No, the plane of a triangle is a bivector area:

\frac{(P_2-P_1) \wedge (P_3-P_1)}{(3-1)!}

Actually, it is a whole equivalence class of such expressions.

This is because you need to convert the 3 points into a vector frame basis by subtracting a base point, resulting in 2 vectors whose determinant product is the plane area on which the triangle is located.

Check if a point is inside a simplex is obtained from partial application of Cramer’s rule for solving linear systems and then checking the orientations are same when taking the products.

P_0 \in P_{1...n} \iff \forall i : P_{1...n} = P_{1...(i-1)} \wedge P_0 \wedge P_{(i+1)...n}

My Grassmann.jl of course makes this all rather simple to do:

julia> using Grassmann

julia> P1 = Chain(1,0,0)
1v₁ + 0v₂ + 0v₃

julia> P2 = Chain(1,1,0)
1v₁ + 1v₂ + 0v₃

julia> P3 = Chain(1,0,1)
1v₁ + 0v₂ + 1v₃

julia> tri = Chain(P1,P2,P3)
(1v₁ + 0v₂ + 0v₃)v₁ + (1v₁ + 1v₂ + 0v₃)v₂ + (1v₁ + 0v₂ + 1v₃)v₃

julia> (P2-P1)∧(P3-P1)/factorial(3-1)
0.0v₁₂ + 0.0v₁₃ + 0.5v₂₃

julia> ∧(Grassmann.vectors(tri))/factorial(3-1)
0.5v₂₃

julia> P0 = Chain(1.,0.5,0.5)
1.0v₁ + 0.5v₂ + 0.5v₃

julia> P0 in tri
true

In PGA a plane is a vector, a line is a bivector and a point is a trivector.

That is incorrect. In projective geometry, a point is a vector with an origin. That trivector should not be referred to as a point, as the term “point” in projective geometry has been well defined for over a century, and it’s not defined as a trivector.

This is another example of non-mathematicians using inconsistent mathematical terminology.
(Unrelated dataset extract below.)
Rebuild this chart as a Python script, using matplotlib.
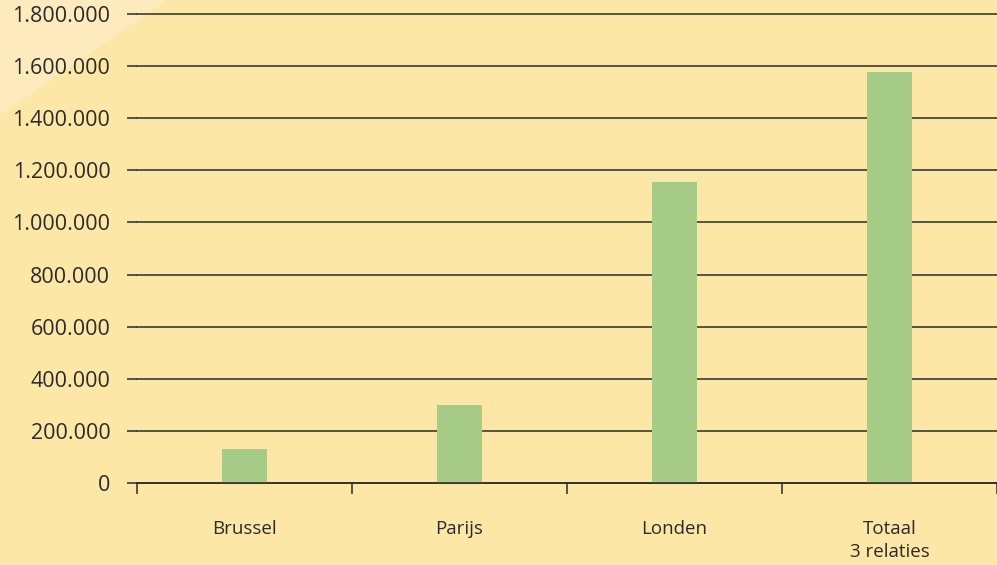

PGA acronym stands for projective geometric algebra, which implies projective geometry applied to geometric algebra. The history of projective geometry is well known for over a century, and a point in projective geometry has always been a homogeneous vector.

Please find appropriate words for these things and stop using inappropriate and inconsistent terminology.

I use the code generated by this website for CL(3,0,1) and there a plane is indeed represented as a vector and so on. Whether this will proof useful the future will show.

I think you are very confused (as well as the people who make this website).

What you are probably referring to is called a “hyperplane” instead of a point.

Hyperplanes and vectors are complement of each other, but not to be confused with one another.

The concept of a hyperplane is useful, but confusing the terminology like this website does is overall bad for the consistency of mathematical terminology.

No what I refer to is the meet of three planes which is a point and represented as a trivector in this framework.

Politicians also think they can flip the meaning of everything, they think people serve politicians, instead of politicians serving people.

What you’re using is backwards terminology, just like politicians like to twist things to their point of view.